Only, that’s not what Kat offered. She didn’t say come away with me, she said come visit me, two very different ideas. The former holding one hell of a lot more responsibility and commitment. And Kat isn’t big on commitment.

With my hands braced against the quartz countertop of the ten-foot-long island, I stare blankly into the family room. “What would I do if I weren’t afraid?”

My mind drifts back to the night Jana died. I held her hand and cried while she told me what a good husband and father and friend I’d always been. How she had no doubt the girls would flourish in my care. How this chapter of my life with her was ending, but that a new one was just beginning for me. She wanted me to grab hold of life with one hand and the girls with the other and live like I was living for her too.

“What would I do if I wasn’t afraid?” The question seems simple on the surface, but it’s not at all. There are levels of fear. Waves and surges. I think through my feelings for Kat and all the fears entangled in those emotions.

I’m afraid I’m not enough for Kat. I’m afraid my feelings for her are blinding me to where I really need to focus, and I’m afraid of being naïve and foolish. I’m afraid she’ll find a man she wants more than she wants me. I’m afraid of losing her after I’ve invested myself, heart, body, and soul, and I’m afraid of letting the girls get in deep with her, only to lose another woman they love.

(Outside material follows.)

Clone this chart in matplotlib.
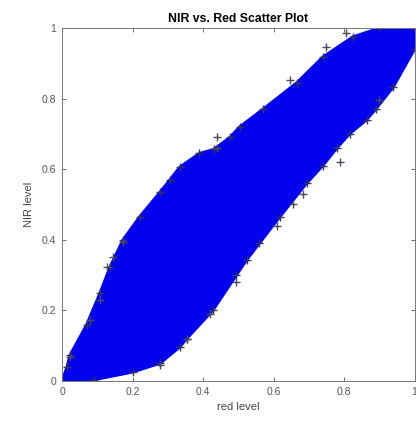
import numpy as np
import matplotlib
matplotlib.use('Agg')
import matplotlib.pyplot as plt

plt.rcParams['font.family'] = ['Liberation Sans', 'DejaVu Sans']

# upper (left) edge of the point cloud
upper_x = [0.0, 0.014, 0.023, 0.07, 0.108, 0.136, 0.173, 0.22, 0.278, 0.306, 0.334,
           0.39, 0.43, 0.476, 0.504, 0.57, 0.666, 0.74, 0.825, 0.9, 1.0]
upper_y = [0.0, 0.04, 0.074, 0.16, 0.25, 0.323, 0.40, 0.465, 0.535, 0.57, 0.606,
           0.645, 0.656, 0.69, 0.72, 0.77, 0.845, 0.918, 0.975, 1.0, 1.0]

# lower (right) edge of the point cloud
lower_x = [0.0, 0.09, 0.2, 0.278, 0.334, 0.354, 0.428, 0.495, 0.524, 0.56, 0.618,
           0.694, 0.74, 0.78, 0.816, 0.864, 0.89, 0.94, 1.0]
lower_y = [0.0, 0.003, 0.025, 0.05, 0.096, 0.12, 0.2, 0.3, 0.343, 0.39, 0.465,
           0.56, 0.61, 0.66, 0.70, 0.74, 0.77, 0.833, 0.94]

# stray points sticking out of the cloud
outlier_x = [0.023, 0.08, 0.108, 0.127, 0.145, 0.173, 0.44, 0.44, 0.646, 0.75, 0.807,
             0.278, 0.354, 0.42, 0.495, 0.61, 0.656, 0.685, 0.79, 0.9]
outlier_y = [0.068, 0.173, 0.23, 0.323, 0.35, 0.394, 0.69, 0.66, 0.853, 0.946, 0.985,
             0.045, 0.12, 0.19, 0.28, 0.44, 0.50, 0.53, 0.62, 0.796]

fig = plt.figure(figsize=(4.16, 4.23), dpi=100, facecolor='white')
ax = fig.add_axes([62 / 416, 42 / 423, 352.5 / 416, 353 / 423])

# dense cloud drawn as one filled region, edge markers on top
poly_x = upper_x + [1.0] + lower_x[::-1]
poly_y = upper_y + [1.0] + lower_y[::-1]
ax.fill(poly_x, poly_y, facecolor='#0202ee', edgecolor='#0202ee', linewidth=2)

ax.plot(upper_x, upper_y, linestyle='none', marker='+', ms=6, mew=1.0, color='#34345e')
ax.plot(lower_x, lower_y, linestyle='none', marker='+', ms=6, mew=1.0, color='#34345e')
ax.plot(outlier_x, outlier_y, linestyle='none', marker='+', ms=6, mew=1.0, color='#4a4a5a')

ax.set_xlim(0, 1)
ax.set_ylim(0, 1)
ticks = [0, 0.2, 0.4, 0.6, 0.8, 1]
tick_labels = ['0', '0.2', '0.4', '0.6', '0.8', '1']
ax.set_xticks(ticks)
ax.set_xticklabels(tick_labels)
ax.set_yticks(ticks)
ax.set_yticklabels(tick_labels)
ax.tick_params(direction='in', length=3, width=0.6, top=True, right=True,
               labelsize=7.5, colors='#555555', pad=4)
for s in ax.spines.values():
    s.set_color('#777777')
    s.set_linewidth(0.7)

ax.set_title('NIR vs. Red Scatter Plot', fontsize=8.8, fontweight='bold', pad=4)
ax.set_xlabel('red level', fontsize=8, color='#444444', labelpad=4)
ax.set_ylabel('NIR level', fontsize=8, color='#444444', labelpad=6)

plt.savefig('out.png', dpi=100)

“Jesus Christ.” I straighten and rub my face with both hands. I have so many fears, it’s shocking I can function at all.

I have some serious soul searching to do, because it’s clear fear has been running my life for the last four years, and I have no fucking idea what I’d do if I wasn’t afraid.

 

 

21

 

 

KT

 

 

Warm air brushes my skin and joy pulses through my veins as I take in the last sail and secure it before trolling toward the dock and positioning the boat in her slip.

Hayward Croft, the boat’s owner, comes out of the marina’s office and approaches the slip, smiling. I toss him a line, and he ties it off as I work on another. He’s American, but hops between several different countries, where he has a home in each. He’s probably in his sixties, and he’s fit, definitely still fit enough to sail this boat.

“She sure looks good out there,” he says, straightening. “Nice to see her in such capable hands.”

“She’s easy to run.” And damn fun too.

I start to clean up, but Croft waves me off. “The guys will do that. Take a walk with me.”